_GOAL_
Return the lines below exactly, from the first line to the line that contains "var width = 1293, height = 756;". Leave out pictures.

--- begin RECORDED INFORMATION ---

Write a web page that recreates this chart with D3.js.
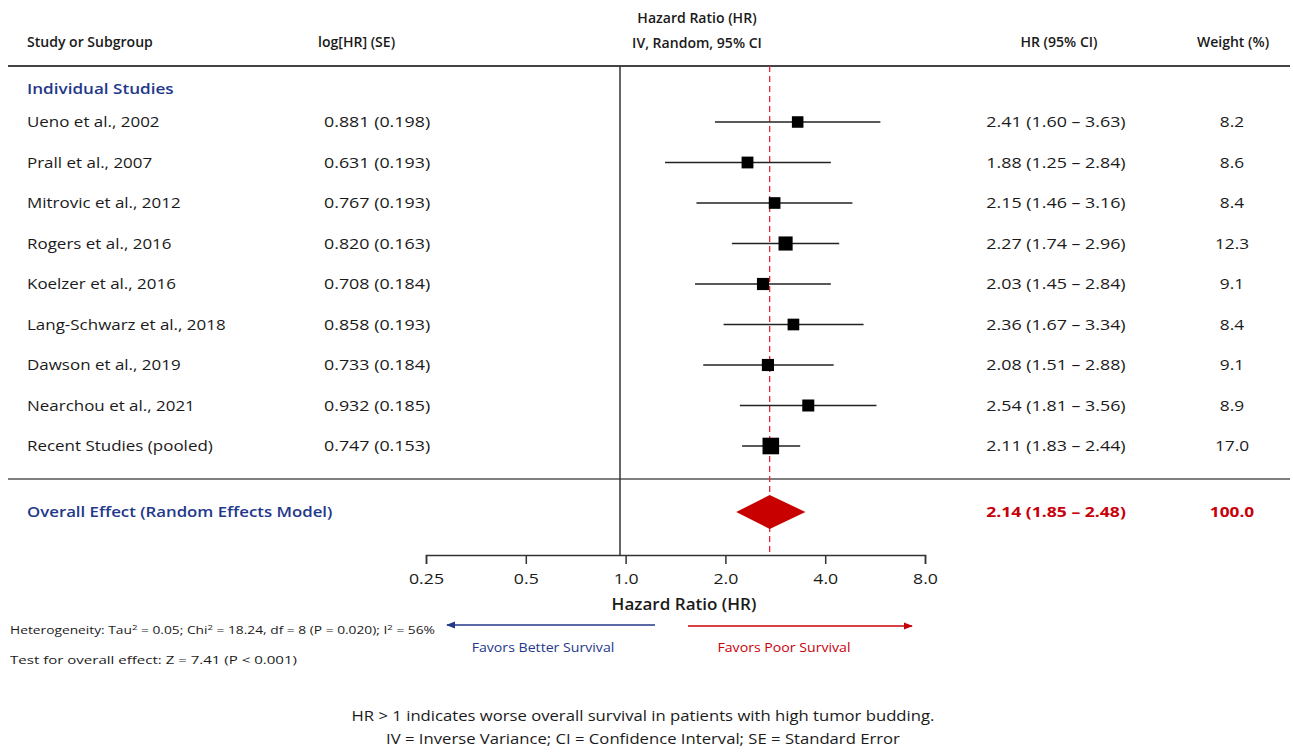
<!DOCTYPE html>
<html>
<head>
<meta charset="utf-8">
<script src="https://cdn.jsdelivr.net/npm/d3@7"></script>
<style>
  body { margin: 0; background: #fff; }
  text { font-family: "Open Sans", "Noto Sans", sans-serif; fill: #1a1a1a; }
</style>
</head>
<body>
<script>
/* Data */
var studies = ["Ueno et al., 2002", "Prall et al., 2007", "Mitrovic et al., 2012", "Rogers et al., 2016",
	"Koelzer et al., 2016", "Lang-Schwarz et al., 2018", "Dawson et al., 2019", "Nearchou et al., 2021",
	"Recent Studies (pooled)"];
var logHR = [0.881, 0.631, 0.767, 0.820, 0.708, 0.858, 0.733, 0.932, 0.747];
var seHR = [0.198, 0.193, 0.193, 0.163, 0.184, 0.193, 0.184, 0.185, 0.153];
var hr = [2.41, 1.88, 2.15, 2.27, 2.03, 2.36, 2.08, 2.54, 2.11];
var lower = [1.60, 1.25, 1.46, 1.74, 1.45, 1.67, 1.51, 1.81, 1.83];
var upper = [3.63, 2.84, 3.16, 2.96, 2.84, 3.34, 2.88, 3.56, 2.44];
var weights = [8.2, 8.6, 8.4, 12.3, 9.1, 8.4, 9.1, 8.9, 17.0];
var overall = {hr: 2.14, lower: 1.85, upper: 2.48, weight: 100.0};
var axisTicks = [0.25, 0.5, 1, 2, 4, 8];

var blue = "#23388a", red = "#c8000a";
var width = 1293, height = 756;

var svg = d3.select("body").append("svg")
	.attr("width", width)
	.attr("height", height);

// widen glyphs a bit, the source picture is stretched horizontally
function stretch(sel, k) {
	sel.each(function() {
		var w = this.getComputedTextLength();
		d3.select(this).attr("textLength", w * k).attr("lengthAdjust", "spacingAndGlyphs");
	});
	return sel;
}

/* Scales */
var x = d3.scaleLog().domain([0.25, 8]).range([340, 1040]);      // marks
var xAxisScale = d3.scaleLog().domain([0.25, 8]).range([426, 925]); // printed axis
var y = d3.scalePoint().domain(studies).range([122, 446]);
var boxSize = d3.scaleSqrt().domain([0, 17]).range([0, 16.6]);

var topY = 66, sepY = 479, overallY = 512, axisY = 555;
var col = {study: 27, loghr: 324, ci: 1056, weight: 1232};

/* Header */
var header = svg.append("g").style("font-weight", 600).style("font-size", "13.5px");
header.append("text").attr("x", col.study).attr("y", 47).text("Study or Subgroup");
header.append("text").attr("x", col.loghr - 6).attr("y", 47).text("log[HR] (SE)");
header.append("text").attr("x", 697).attr("y", 23).attr("text-anchor", "middle").text("Hazard Ratio (HR)");
header.append("text").attr("x", 697).attr("y", 48).attr("text-anchor", "middle").text("IV, Random, 95% CI");
header.append("text").attr("x", 1059).attr("y", 47).attr("text-anchor", "middle").text("HR (95% CI)");
header.append("text").attr("x", 1233).attr("y", 47).attr("text-anchor", "middle").text("Weight (%)");
stretch(header.selectAll("text"), 1.04);

svg.append("line").attr("x1", 8).attr("x2", 1290).attr("y1", topY).attr("y2", topY)
	.attr("stroke", "#444").attr("stroke-width", 2);
svg.append("line").attr("x1", 8).attr("x2", 1290).attr("y1", sepY).attr("y2", sepY)
	.attr("stroke", "#555").attr("stroke-width", 1.6);

/* Reference lines */
svg.append("line").attr("x1", x(1)).attr("x2", x(1)).attr("y1", topY).attr("y2", axisY)
	.attr("stroke", "#333").attr("stroke-width", 1.5);
svg.append("line").attr("x1", x(overall.hr) - 4).attr("x2", x(overall.hr) - 4).attr("y1", topY).attr("y2", axisY)
	.attr("stroke", "#e2283a").attr("stroke-width", 1.3).attr("stroke-dasharray", "6,4");

stretch(svg.append("text").attr("x", col.study).attr("y", 94)
	.style("font-size", "15px").style("font-weight", 600).style("fill", blue)
	.text("Individual Studies"), 1.14);

/* Study rows */
var rows = svg.selectAll("g.row")
	.data(studies)
	.enter().append("g")
		.attr("class", "row")
		.attr("transform", function(d) { return "translate(0," + y(d) + ")"; });

stretch(rows.append("text").attr("x", col.study).attr("dy", "0.35em").style("font-size", "15px")
	.text(function(d) { return d; }), 1.13);
stretch(rows.append("text").attr("x", col.loghr).attr("dy", "0.35em").style("font-size", "15px")
	.text(function(d, i) { return logHR[i].toFixed(3) + " (" + seHR[i].toFixed(3) + ")"; }), 1.19);
stretch(rows.append("text").attr("x", col.ci).attr("dy", "0.35em").attr("text-anchor", "middle").style("font-size", "15px")
	.text(function(d, i) { return hr[i].toFixed(2) + " (" + lower[i].toFixed(2) + " \u2013 " + upper[i].toFixed(2) + ")"; }), 1.19);
stretch(rows.append("text").attr("x", col.weight).attr("dy", "0.35em").attr("text-anchor", "middle").style("font-size", "15px")
	.text(function(d, i) { return weights[i].toFixed(1); }), 1.15);

rows.append("line")
	.attr("x1", function(d, i) { return x(lower[i]); })
	.attr("x2", function(d, i) { return x(upper[i]); })
	.attr("stroke", "#222").attr("stroke-width", 1.5);
rows.append("rect")
	.attr("x", function(d, i) { return x(hr[i]) - boxSize(weights[i]) / 2; })
	.attr("y", function(d, i) { return -boxSize(weights[i]) / 2; })
	.attr("width", function(d, i) { return boxSize(weights[i]); })
	.attr("height", function(d, i) { return boxSize(weights[i]); })
	.attr("fill", "#000");

/* Overall effect */
stretch(svg.append("text").attr("x", col.study).attr("y", overallY).attr("dy", "0.35em")
	.style("font-size", "15px").style("font-weight", 600).style("fill", blue)
	.text("Overall Effect (Random Effects Model)"), 1.12);
stretch(svg.append("text").attr("x", col.ci).attr("y", overallY).attr("dy", "0.35em").attr("text-anchor", "middle")
	.style("font-size", "15px").style("font-weight", 700).style("fill", red)
	.text(overall.hr.toFixed(2) + " (" + overall.lower.toFixed(2) + " \u2013 " + overall.upper.toFixed(2) + ")"), 1.17);
stretch(svg.append("text").attr("x", col.weight).attr("y", overallY).attr("dy", "0.35em").attr("text-anchor", "middle")
	.style("font-size", "15px").style("font-weight", 700).style("fill", red)
	.text(overall.weight.toFixed(1)), 1.15);
svg.append("polygon")
	.attr("points", [[x(overall.lower) - 8, overallY], [x(overall.hr) - 4, overallY - 17],
		[x(overall.upper) + 2, overallY], [x(overall.hr) - 4, overallY + 17]].join(" "))
	.attr("fill", "#c80000");

/* Axis */
var axis = svg.append("g")
	.attr("transform", "translate(0," + axisY + ")")
	.call(d3.axisBottom(xAxisScale).tickValues(axisTicks).tickSize(9).tickPadding(9)
		.tickFormat(function(d) { return d < 1 ? String(d) : d.toFixed(1); }));
axis.select(".domain").attr("stroke", "#333").attr("stroke-width", 1.5);
axis.selectAll(".tick line").attr("stroke", "#333").attr("stroke-width", 1.5);
stretch(axis.selectAll(".tick text").style("font-size", "15px").style("fill", "#1a1a1a")
	.style("font-family", "'Open Sans', sans-serif"), 1.18);

stretch(svg.append("text").attr("x", 684).attr("y", 610).attr("text-anchor", "middle")
	.style("font-size", "15.5px").style("font-weight", 600).text("Hazard Ratio (HR)"), 1.1);

/* Arrows */
var defs = svg.append("defs");
[["arrowBlue", blue], ["arrowRed", red]].forEach(function(a) {
	defs.append("marker").attr("id", a[0]).attr("viewBox", "0 0 10 10")
		.attr("refX", 9).attr("refY", 5).attr("markerWidth", 6).attr("markerHeight", 6)
		.attr("orient", "auto-start-reverse")
		.append("path").attr("d", "M0,1 L10,5 L0,9 Z").attr("fill", a[1]);
});
svg.append("line").attr("x1", 655).attr("x2", 447).attr("y1", 625).attr("y2", 625)
	.attr("stroke", blue).attr("stroke-width", 1.5).attr("marker-end", "url(#arrowBlue)");
svg.append("line").attr("x1", 688).attr("x2", 912).attr("y1", 626).attr("y2", 626)
	.attr("stroke", red).attr("stroke-width", 1.5).attr("marker-end", "url(#arrowRed)");
stretch(svg.append("text").attr("x", 543).attr("y", 652).attr("text-anchor", "middle")
	.style("font-size", "12.5px").style("font-weight", 500).style("fill", blue).text("Favors Better Survival"), 1.13);
stretch(svg.append("text").attr("x", 784).attr("y", 652).attr("text-anchor", "middle")
	.style("font-size", "12.5px").style("font-weight", 500).style("fill", red).text("Favors Poor Survival"), 1.13);

/* Statistics */
svg.append("text").attr("x", 10).attr("y", 634).style("font-size", "11.5px").style("font-weight", 500)
	.attr("textLength", 425).attr("lengthAdjust", "spacingAndGlyphs")
	.html("Heterogeneity: Tau<tspan dy='-4' font-size='8'>2</tspan><tspan dy='4'> = 0.05; Chi</tspan><tspan dy='-4' font-size='8'>2</tspan><tspan dy='4'> = 18.24, df = 8 (P = 0.020); I</tspan><tspan dy='-4' font-size='8'>2</tspan><tspan dy='4'> = 56%</tspan>");
svg.append("text").attr("x", 10).attr("y", 664).style("font-size", "11.5px").style("font-weight", 500)
	.attr("textLength", 287).attr("lengthAdjust", "spacingAndGlyphs")
	.text("Test for overall effect: Z = 7.41 (P < 0.001)");

/* Footnote */
var notes = svg.append("g").style("font-size", "14px");
notes.append("text").attr("x", 643).attr("y", 721).attr("text-anchor", "middle")
	.text("HR > 1 indicates worse overall survival in patients with high tumor budding.");
notes.append("text").attr("x", 643).attr("y", 744).attr("text-anchor", "middle")
	.text("IV = Inverse Variance; CI = Confidence Interval; SE = Standard Error");
stretch(notes.selectAll("text"), 1.19);
</script>
</body>
</html>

--- end RECORDED INFORMATION ---

_OUTPUT FOR THIS EXERCISE_
Write a web page that recreates this chart with D3.js.
<!DOCTYPE html>
<html>
<head>
<meta charset="utf-8">
<script src="https://cdn.jsdelivr.net/npm/d3@7"></script>
<style>
  body { margin: 0; background: #fff; }
  text { font-family: "Open Sans", "Noto Sans", sans-serif; fill: #1a1a1a; }
</style>
</head>
<body>
<script>
/* Data */
var studies = ["Ueno et al., 2002", "Prall et al., 2007", "Mitrovic et al., 2012", "Rogers et al., 2016",
	"Koelzer et al., 2016", "Lang-Schwarz et al., 2018", "Dawson et al., 2019", "Nearchou et al., 2021",
	"Recent Studies (pooled)"];
var logHR = [0.881, 0.631, 0.767, 0.820, 0.708, 0.858, 0.733, 0.932, 0.747];
var seHR = [0.198, 0.193, 0.193, 0.163, 0.184, 0.193, 0.184, 0.185, 0.153];
var hr = [2.41, 1.88, 2.15, 2.27, 2.03, 2.36, 2.08, 2.54, 2.11];
var lower = [1.60, 1.25, 1.46, 1.74, 1.45, 1.67, 1.51, 1.81, 1.83];
var upper = [3.63, 2.84, 3.16, 2.96, 2.84, 3.34, 2.88, 3.56, 2.44];
var weights = [8.2, 8.6, 8.4, 12.3, 9.1, 8.4, 9.1, 8.9, 17.0];
var overall = {hr: 2.14, lower: 1.85, upper: 2.48, weight: 100.0};
var axisTicks = [0.25, 0.5, 1, 2, 4, 8];

var blue = "#23388a", red = "#c8000a";
var width = 1293, height = 756;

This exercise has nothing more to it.